Posted: March 15, 1999

In your photo of the proposed Broad and Spring Garden site for Philadelphia's new baseball stadium (March 5), the Daily News/Inquirer Building is pictured and diagrammed as staying put.

Certainly your employees, Spring Garden residents and some Community College students who use this neighborhood's street parking will be left holding the booby-prize bag in this profoundly ill-considered proposal. I hesitate to use the word "plan," because only the stadium itself, and the roaring crowds within it, seem to have been envisioned on paper.Parking is already next to impossible in this neighborhood. Especially after 7 p.m., it is almost impossible for residents to find legal street-parking. Some of us late-working residents are forced to park on our own sidewalks, and suffer the next morning's predictable $20 parking violation.

Having already spent money on seats for a ball game, many fans will be cruising the streets of our (previously) quiet, safe neighborhood, looking for free parking spots - and why not? Our residential-area parking is closer, cheaper, less aggravating than threading one's way from some obscure, expensive lot or garage 15 blocks away.

And who's to advise the stadium-goer just which lots and garages might already be full, should s/he even wish to be decent and leave our neighborhood's residential parking to the residents?

I must ask:

Who will be responsible for the inevitable litter? (Me? Sweeping my walk after every game?)

How will traffic congestion be controlled - tearing down homes on Spring Garden Street to widen the roadway?
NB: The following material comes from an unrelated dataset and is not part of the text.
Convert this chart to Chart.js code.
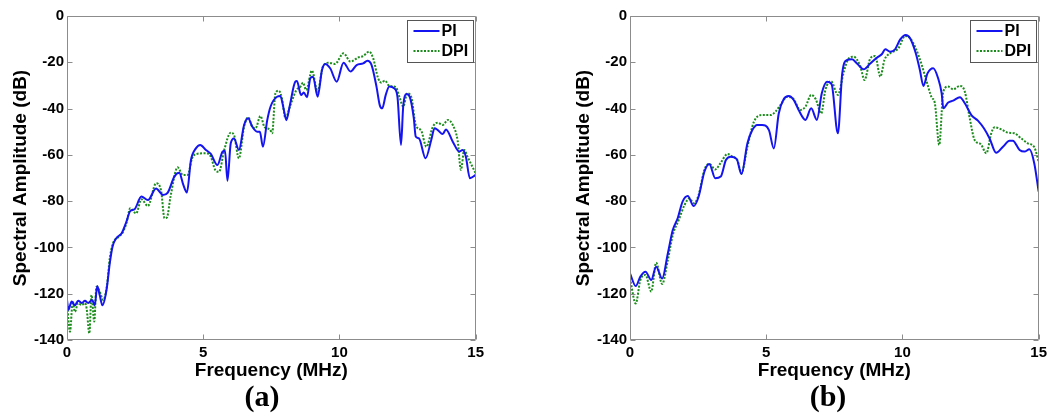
<!DOCTYPE html>
<html><head><meta charset="utf-8">
<script src="https://cdn.jsdelivr.net/npm/chart.js@4.4.1/dist/chart.umd.min.js"></script>
<style>
html,body{margin:0;padding:0;background:#fff;width:1051px;height:416px;overflow:hidden;}
canvas{position:absolute;top:0;}
.cap{position:absolute;top:381px;height:30px;line-height:30px;font-family:'Liberation Serif','Times New Roman',serif;font-weight:bold;font-size:30px;width:80px;text-align:center;color:#000;}
</style></head>
<body>
<canvas id="cA" width="488" height="416" style="left:0px"></canvas>
<canvas id="cB" width="488" height="416" style="left:563px"></canvas>
<div class="cap" style="left:222px">(a)</div>
<div class="cap" style="left:788px">(b)</div>
<script>
// ---- Data (a) ----
const aPiFreq = [0, 0.05, 0.17, 0.29, 0.41, 0.54, 0.66, 0.78, 0.92, 1.02,
  1.11, 1.2, 1.3, 1.45, 1.57, 1.67, 1.81, 2.0, 2.18, 2.32,
  2.48, 2.73, 2.97, 3.27, 3.52, 3.7, 3.94, 4.12, 4.27, 4.4,
  4.55, 4.73, 4.89, 5.1, 5.28, 5.52, 5.71, 5.8, 5.89, 6.01,
  6.13, 6.31, 6.5, 6.65, 6.8, 6.98, 7.08, 7.19, 7.35, 7.47,
  7.71, 7.83, 7.96, 8.05, 8.17, 8.38, 8.44, 8.59, 8.69, 8.81,
  8.93, 9.03, 9.2, 9.36, 9.48, 9.66, 9.9, 10.15, 10.41, 10.63,
  10.87, 11.03, 11.18, 11.36, 11.48, 11.57, 11.7, 11.83, 12.01, 12.13,
  12.26, 12.34, 12.46, 12.58, 12.73, 12.8, 12.92, 13.16, 13.37, 13.49,
  13.61, 13.79, 13.91, 14.16, 14.4, 14.52, 14.64, 14.79, 15];
const aPiDb = [-122.7, -127, -123.4, -125, -123, -124, -123, -124, -122.7, -125,
  -116.7, -120.6, -125, -118.4, -106.9, -99.7, -96, -94, -88.9, -84.3,
  -83.5, -78, -79.5, -74.5, -77.3, -76.3, -69.4, -67.7, -73, -76.3,
  -62.2, -57.2, -55.7, -57.9, -59.6, -64.4, -58.6, -58.2, -71.2, -55,
  -52.9, -57.9, -47.1, -44.2, -47.8, -50, -50, -56.5, -45, -39.2,
  -34.9, -34.6, -40.6, -45, -39.2, -28.4, -28.1, -34.1, -33.1, -35.1,
  -26.9, -26.2, -34.9, -23.3, -20.7, -22.6, -28.4, -20.2, -24, -21.2,
  -20.5, -19.3, -21.2, -30.5, -38.5, -39.9, -34.1, -30.5, -31.3, -34.9,
  -55.7, -39.2, -33.7, -34.9, -44.2, -52.1, -52.9, -61.5, -53.6, -48.5,
  -49.3, -51, -49, -54.3, -58.6, -57.9, -60.8, -70.1, -68.7];
const aDpiFreq = [0, 0.11, 0.21, 0.29, 0.41, 0.54, 0.66, 0.72, 0.82, 0.9,
  1.0, 1.08, 1.2, 1.33, 1.47, 1.57, 1.69, 1.91, 2.06, 2.18,
  2.32, 2.54, 2.73, 2.97, 3.27, 3.45, 3.58, 3.67, 3.8, 4.06,
  4.25, 4.43, 4.59, 4.76, 5.1, 5.28, 5.44, 5.58, 5.77, 6.01,
  6.13, 6.31, 6.5, 6.65, 6.8, 6.92, 7.1, 7.25, 7.45, 7.53,
  7.65, 7.77, 7.89, 8.02, 8.2, 8.42, 8.57, 8.66, 8.78, 8.99,
  9.2, 9.39, 9.6, 9.84, 10.15, 10.41, 10.69, 10.87, 11.09, 11.24,
  11.42, 11.54, 11.67, 11.83, 12.07, 12.22, 12.34, 12.49, 12.64, 12.8,
  13.0, 13.19, 13.43, 13.61, 13.79, 13.98, 14.16, 14.34, 14.46, 14.58,
  14.7, 15];
const aDpiDb = [-124, -136.4, -123.4, -127.8, -124, -124.9, -124, -126.3, -137.1, -120.6,
  -132, -117, -119, -122.7, -116.2, -104.7, -98.2, -95.3, -93.2, -89.6,
  -83.1, -85.3, -79.2, -82.1, -72.3, -75.2, -87.4, -87, -78, -65.4,
  -68.7, -68.7, -61.5, -59.6, -59.3, -60.8, -66.5, -67.3, -57.9, -50.4,
  -51.4, -61.5, -47.8, -43.8, -47.8, -48.5, -43.2, -48, -49, -50.7,
  -33.4, -32.3, -35.6, -44.2, -38.5, -32, -30.5, -28.8, -32, -23.6,
  -32.7, -21.9, -20.2, -20.7, -16.1, -19.7, -17.9, -17.3, -15.4, -18.3,
  -26.9, -28.8, -27.9, -30.2, -30.8, -35.6, -39.2, -33.4, -35.1, -47.1,
  -49.5, -56.5, -47.8, -46.1, -47.1, -44.9, -47.1, -53.9, -66.5, -57.9,
  -60.8, -68];

// ---- Data (b) ----
const bPiFreq = [0, 0.21, 0.38, 0.57, 0.78, 0.96, 1.18, 1.39, 1.57, 1.75,
  1.93, 2.12, 2.34, 2.52, 2.73, 2.91, 3.13, 3.33, 3.52, 3.7,
  3.92, 4.09, 4.31, 4.49, 4.67, 4.85, 5.1, 5.28, 5.46, 5.64,
  5.83, 6.01, 6.19, 6.44, 6.65, 6.86, 7.04, 7.23, 7.4, 7.63,
  7.79, 7.97, 8.15, 8.33, 8.58, 8.82, 9.06, 9.25, 9.37, 9.55,
  9.73, 9.92, 10.12, 10.28, 10.49, 10.64, 10.77, 10.92, 11.13, 11.31,
  11.44, 11.5, 11.68, 11.86, 12.11, 12.29, 12.53, 12.77, 12.99, 13.2,
  13.44, 13.69, 13.93, 14.05, 14.3, 14.48, 14.66, 14.84, 15];
const bPiDb = [-111.2, -116.7, -112.6, -110.5, -114.1, -108.3, -113.4, -102.5, -92.5, -87.4,
  -80.2, -77.8, -82.1, -78, -67.3, -63.9, -70.1, -69.4, -62.2, -60.8,
  -61.9, -68.3, -55, -49.3, -47.1, -47.1, -49.3, -57.2, -42.1, -36,
  -34.6, -36.3, -40.6, -44.9, -39.9, -44.9, -33.4, -28.4, -29.5, -50.7,
  -24.8, -19, -18.7, -20.5, -23, -20.5, -18, -16.4, -14.4, -15.4,
  -14.4, -10.1, -8.2, -9.6, -16.1, -23.3, -30.2, -24.8, -22.6, -26.9,
  -33.4, -39.9, -37.4, -36.6, -35.1, -37.7, -42.8, -45.2, -48.5, -52.9,
  -59.1, -56.5, -53.9, -53.9, -57.9, -58.6, -57.6, -63.7, -75.9];
const bDpiFreq = [0, 0.21, 0.38, 0.57, 0.78, 0.96, 1.18, 1.39, 1.57, 1.79,
  2.0, 2.18, 2.34, 2.52, 2.73, 2.91, 3.13, 3.33, 3.58, 3.76,
  3.94, 4.09, 4.31, 4.55, 4.85, 5.16, 5.34, 5.52, 5.77, 6.01,
  6.25, 6.44, 6.65, 6.82, 7.02, 7.17, 7.38, 7.63, 7.85, 8.03,
  8.21, 8.45, 8.61, 8.82, 9.0, 9.19, 9.34, 9.55, 9.85, 10.1,
  10.28, 10.49, 10.71, 10.89, 11.07, 11.19, 11.35, 11.5, 11.68, 11.86,
  12.11, 12.29, 12.47, 12.65, 12.87, 13.08, 13.26, 13.38, 13.63, 13.87,
  14.11, 14.36, 14.6, 14.84, 15];
const bDpiDb = [-113.4, -124.2, -114.1, -111.9, -119.1, -106.6, -115.8, -105.4, -94.6, -88.1,
  -81.7, -78.8, -80.9, -77.3, -66.5, -63.9, -66.3, -63.4, -59.6, -60.8,
  -62.2, -68, -56.5, -45.7, -42.8, -42.8, -41.3, -38.5, -34.9, -36,
  -40.6, -39.2, -34.1, -36, -42.1, -32, -28.2, -34.1, -24, -18.3,
  -17.6, -21.6, -27.7, -18.3, -17.3, -26.2, -19, -16.1, -14, -8.6,
  -9.6, -14, -21.2, -28.4, -35.1, -37.7, -55.7, -32.7, -30.5, -31.7,
  -30.2, -32.7, -44.2, -53.6, -55.3, -59.3, -50.7, -48.1, -49, -50.4,
  -50.7, -52.9, -55, -56.7, -62.9];

// ---- Axis / labels ----
const seriesNames = ['PI', 'DPI'];
const xTitle = 'Frequency (MHz)';
const yTitle = 'Spectral Amplitude (dB)';
const xMin = 0, xMax = 15, xStep = 5;
const yMin = -140, yMax = 0, yStep = 20;

const SANS = "'Liberation Sans', Arial, Helvetica, sans-serif";
const BLUE = '#1414f0';
const GREEN = '#1b8c1b';

function pts(xs, ys) { return xs.map((x, i) => ({x: x, y: ys[i]})); }

const framePlugin = {
  id: 'matlabFrame',
  afterDatasetsDraw(chart) {
    const {ctx, chartArea: a, scales} = chart;
    const L = Math.round(a.left) + 0.5, R = Math.round(a.right) - 0.5;
    const T = Math.round(a.top) + 0.5, B = Math.round(a.bottom) - 0.5;
    ctx.save();
    ctx.strokeStyle = '#8c8c8c';
    ctx.lineWidth = 1;
    ctx.beginPath();
    ctx.rect(L, T, R - L, B - T);
    const tl = 5;
    scales.x.ticks.forEach(t => {
      const p = Math.round(scales.x.getPixelForValue(t.value)) + 0.5;
      ctx.moveTo(p, B); ctx.lineTo(p, B - tl);
      ctx.moveTo(p, T); ctx.lineTo(p, T + tl);
    });
    scales.y.ticks.forEach(t => {
      const p = Math.round(scales.y.getPixelForValue(t.value)) + 0.5;
      ctx.moveTo(L, p); ctx.lineTo(L + tl, p);
      ctx.moveTo(R, p); ctx.lineTo(R - tl, p);
    });
    ctx.stroke();
    ctx.restore();
  },
  afterDraw(chart) {
    const {ctx, chartArea: a} = chart;
    const w = 66, h = 42;
    const left = Math.round(a.right - 3 - w) + 0.5, top = Math.round(a.top + 4) + 0.5;
    ctx.save();
    ctx.fillStyle = '#fff';
    ctx.fillRect(left, top, w, h);
    ctx.strokeStyle = '#555';
    ctx.lineWidth = 1;
    ctx.strokeRect(left, top, w, h);
    ctx.font = 'bold 16px ' + SANS;
    ctx.textBaseline = 'middle';
    ctx.fillStyle = '#000';
    chart.data.datasets.forEach((ds, i) => {
      const yy = top + 10.5 + i * 20;
      ctx.strokeStyle = ds.borderColor;
      ctx.lineWidth = ds.borderWidth;
      ctx.setLineDash(ds.borderDash || []);
      ctx.beginPath();
      ctx.moveTo(left + 6, yy);
      ctx.lineTo(left + 32, yy);
      ctx.stroke();
      ctx.setLineDash([]);
      ctx.fillText(ds.label, left + 34, yy + 1);
    });
    ctx.restore();
  }
};

function makeChart(id, piF, piDb, dpiF, dpiDb) {
  return new Chart(document.getElementById(id), {
    type: 'line',
    data: {
      datasets: [
        {label: seriesNames[0], data: pts(piF, piDb), borderColor: BLUE, borderWidth: 2,
         pointRadius: 0, fill: false, cubicInterpolationMode: 'monotone'},
        {label: seriesNames[1], data: pts(dpiF, dpiDb), borderColor: GREEN, borderWidth: 2,
         borderDash: [2, 1.5], pointRadius: 0, fill: false, cubicInterpolationMode: 'monotone'}
      ]
    },
    options: {
      responsive: false,
      animation: false,
      devicePixelRatio: 1,
      layout: {padding: {top: 16, right: 10, left: 0, bottom: 0}},
      plugins: {legend: {display: false}, tooltip: {enabled: false}},
      scales: {
        x: {
          type: 'linear', min: xMin, max: xMax,
          ticks: {stepSize: xStep, color: '#000', padding: 4, maxRotation: 0, autoSkip: false,
                  font: {family: SANS, size: 15, weight: 'bold'}},
          grid: {display: false, drawTicks: false},
          border: {display: false},
          title: {display: true, text: xTitle, color: '#000', padding: {top: 0, bottom: 34},
                  font: {family: SANS, size: 19, weight: 'bold'}},
          afterFit: s => { s.height = 76; }
        },
        y: {
          type: 'linear', min: yMin, max: yMax,
          ticks: {stepSize: yStep, color: '#000', padding: 3,
                  font: {family: SANS, size: 15, weight: 'bold'}},
          grid: {display: false, drawTicks: false},
          border: {display: false},
          title: {display: true, text: yTitle, color: '#000', padding: {top: 9, bottom: 0},
                  font: {family: SANS, size: 19, weight: 'bold'}},
          afterFit: s => { s.width = 67; }
        }
      }
    },
    plugins: [framePlugin]
  });
}

makeChart('cA', aPiFreq, aPiDb, aDpiFreq, aDpiDb);
makeChart('cB', bPiFreq, bPiDb, bDpiFreq, bDpiDb);
</script>
</body></html>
What about the safety of our children playing ball on our quiet streets?

And the noise?

We have fought and worked for decades to create a pleasant and real neighborhood for people who work in this city. The city has reaped the benefits of the Spring Garden area in the form of a committed, urban community which has done everything right. And the city should now take some ethical responsibility for supporting and honoring a neighborhood it has, itself, encouraged. That does not include a baseball stadium being plopped down in our midst.

Put the stadium in an area where the residents welcome it, where the costs of property and roadway adjustments are fiscally prudent, where there is real-world space for real stadium parking and where another community can invest decades in pridefully building up around it.

Frieda Fehrenbacher is an art professor at Moore College of Art.